What needs to be done:
Would you transcribe all of the data exactly, down to the last character?

— Start of Provided material —

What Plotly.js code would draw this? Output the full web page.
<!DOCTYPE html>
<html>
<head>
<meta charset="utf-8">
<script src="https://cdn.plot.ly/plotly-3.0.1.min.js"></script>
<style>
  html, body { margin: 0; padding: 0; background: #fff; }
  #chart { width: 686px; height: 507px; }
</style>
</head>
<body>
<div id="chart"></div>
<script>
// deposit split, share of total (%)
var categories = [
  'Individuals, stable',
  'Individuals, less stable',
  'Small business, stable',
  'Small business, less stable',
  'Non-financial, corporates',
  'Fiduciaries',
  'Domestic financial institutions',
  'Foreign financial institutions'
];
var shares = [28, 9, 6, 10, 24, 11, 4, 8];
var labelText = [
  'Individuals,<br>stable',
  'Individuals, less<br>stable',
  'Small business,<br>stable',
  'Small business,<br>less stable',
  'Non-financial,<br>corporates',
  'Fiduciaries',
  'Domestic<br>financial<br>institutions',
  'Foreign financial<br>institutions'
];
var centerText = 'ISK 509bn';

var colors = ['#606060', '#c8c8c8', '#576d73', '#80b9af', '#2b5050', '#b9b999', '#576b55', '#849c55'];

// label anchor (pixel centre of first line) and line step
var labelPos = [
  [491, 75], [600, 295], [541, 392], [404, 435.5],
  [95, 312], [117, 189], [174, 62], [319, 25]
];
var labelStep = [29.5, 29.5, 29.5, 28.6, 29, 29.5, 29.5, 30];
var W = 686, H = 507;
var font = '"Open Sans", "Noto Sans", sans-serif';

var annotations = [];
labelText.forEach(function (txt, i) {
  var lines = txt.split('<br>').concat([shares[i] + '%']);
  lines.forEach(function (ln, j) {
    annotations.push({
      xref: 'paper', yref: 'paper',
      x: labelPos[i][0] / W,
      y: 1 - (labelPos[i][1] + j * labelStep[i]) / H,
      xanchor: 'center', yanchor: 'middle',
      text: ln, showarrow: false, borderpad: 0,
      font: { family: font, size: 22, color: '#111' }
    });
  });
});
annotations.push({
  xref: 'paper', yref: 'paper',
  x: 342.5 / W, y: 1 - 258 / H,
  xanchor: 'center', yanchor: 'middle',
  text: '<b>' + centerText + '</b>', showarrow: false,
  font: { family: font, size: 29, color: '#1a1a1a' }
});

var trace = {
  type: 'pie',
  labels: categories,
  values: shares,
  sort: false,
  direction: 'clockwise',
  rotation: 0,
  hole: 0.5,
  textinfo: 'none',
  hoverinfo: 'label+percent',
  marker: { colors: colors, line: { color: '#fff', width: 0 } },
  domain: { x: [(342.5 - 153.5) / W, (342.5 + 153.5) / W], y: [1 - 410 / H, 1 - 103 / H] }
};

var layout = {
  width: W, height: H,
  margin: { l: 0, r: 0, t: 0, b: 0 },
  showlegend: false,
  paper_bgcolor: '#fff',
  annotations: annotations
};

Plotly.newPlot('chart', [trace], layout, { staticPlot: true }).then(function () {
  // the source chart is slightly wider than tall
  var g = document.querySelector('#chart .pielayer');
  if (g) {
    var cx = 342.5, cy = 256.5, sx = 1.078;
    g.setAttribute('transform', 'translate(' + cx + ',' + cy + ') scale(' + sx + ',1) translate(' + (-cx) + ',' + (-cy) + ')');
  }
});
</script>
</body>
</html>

— End of Provided material —

Solution:
What Plotly.js code would draw this? Output the full web page.
<!DOCTYPE html>
<html>
<head>
<meta charset="utf-8">
<script src="https://cdn.plot.ly/plotly-3.0.1.min.js"></script>
<style>
  html, body { margin: 0; padding: 0; background: #fff; }
  #chart { width: 686px; height: 507px; }
</style>
</head>
<body>
<div id="chart"></div>
<script>
// deposit split, share of total (%)
var categories = [
  'Individuals, stable',
  'Individuals, less stable',
  'Small business, stable',
  'Small business, less stable',
  'Non-financial, corporates',
  'Fiduciaries',
  'Domestic financial institutions',
  'Foreign financial institutions'
];
var shares = [28, 9, 6, 10, 24, 11, 4, 8];
var labelText = [
  'Individuals,<br>stable',
  'Individuals, less<br>stable',
  'Small business,<br>stable',
  'Small business,<br>less stable',
  'Non-financial,<br>corporates',
  'Fiduciaries',
  'Domestic<br>financial<br>institutions',
  'Foreign financial<br>institutions'
];
var centerText = 'ISK 509bn';

var colors = ['#606060', '#c8c8c8', '#576d73', '#80b9af', '#2b5050', '#b9b999', '#576b55', '#849c55'];

// label anchor (pixel centre of first line) and line step
var labelPos = [
  [491, 75], [600, 295], [541, 392], [404, 435.5],
  [95, 312], [117, 189], [174, 62], [319, 25]
];
var labelStep = [29.5, 29.5, 29.5, 28.6, 29, 29.5, 29.5, 30];
var W = 686, H = 507;
var font = '"Open Sans", "Noto Sans", sans-serif';

var annotations = [];
labelText.forEach(function (txt, i) {
  var lines = txt.split('<br>').concat([shares[i] + '%']);
  lines.forEach(function (ln, j) {
    annotations.push({
      xref: 'paper', yref: 'paper',
      x: labelPos[i][0] / W,
      y: 1 - (labelPos[i][1] + j * labelStep[i]) / H,
      xanchor: 'center', yanchor: 'middle',
      text: ln, showarrow: false, borderpad: 0,
      font: { family: font, size: 22, color: '#111' }
    });
  });
});
annotations.push({
  xref: 'paper', yref: 'paper',
  x: 342.5 / W, y: 1 - 258 / H,
  xanchor: 'center', yanchor: 'middle',
  text: '<b>' + centerText + '</b>', showarrow: false,
  font: { family: font, size: 29, color: '#1a1a1a' }
});

var trace = {
  type: 'pie',
  labels: categories,
  values: shares,
  sort: false,
  direction: 'clockwise',
  rotation: 0,
  hole: 0.5,
  textinfo: 'none',
  hoverinfo: 'label+percent',
  marker: { colors: colors, line: { color: '#fff', width: 0 } },
  domain: { x: [(342.5 - 153.5) / W, (342.5 + 153.5) / W], y: [1 - 410 / H, 1 - 103 / H] }
};

var layout = {
  width: W, height: H,
  margin: { l: 0, r: 0, t: 0, b: 0 },
  showlegend: false,
  paper_bgcolor: '#fff',
  annotations: annotations
};

Plotly.newPlot('chart', [trace], layout, { staticPlot: true }).then(function () {
  // the source chart is slightly wider than tall
  var g = document.querySelector('#chart .pielayer');
  if (g) {
    var cx = 342.5, cy = 256.5, sx = 1.078;
    g.setAttribute('transform', 'translate(' + cx + ',' + cy + ') scale(' + sx + ',1) translate(' + (-cx) + ',' + (-cy) + ')');
  }
});
</script>
</body>
</html>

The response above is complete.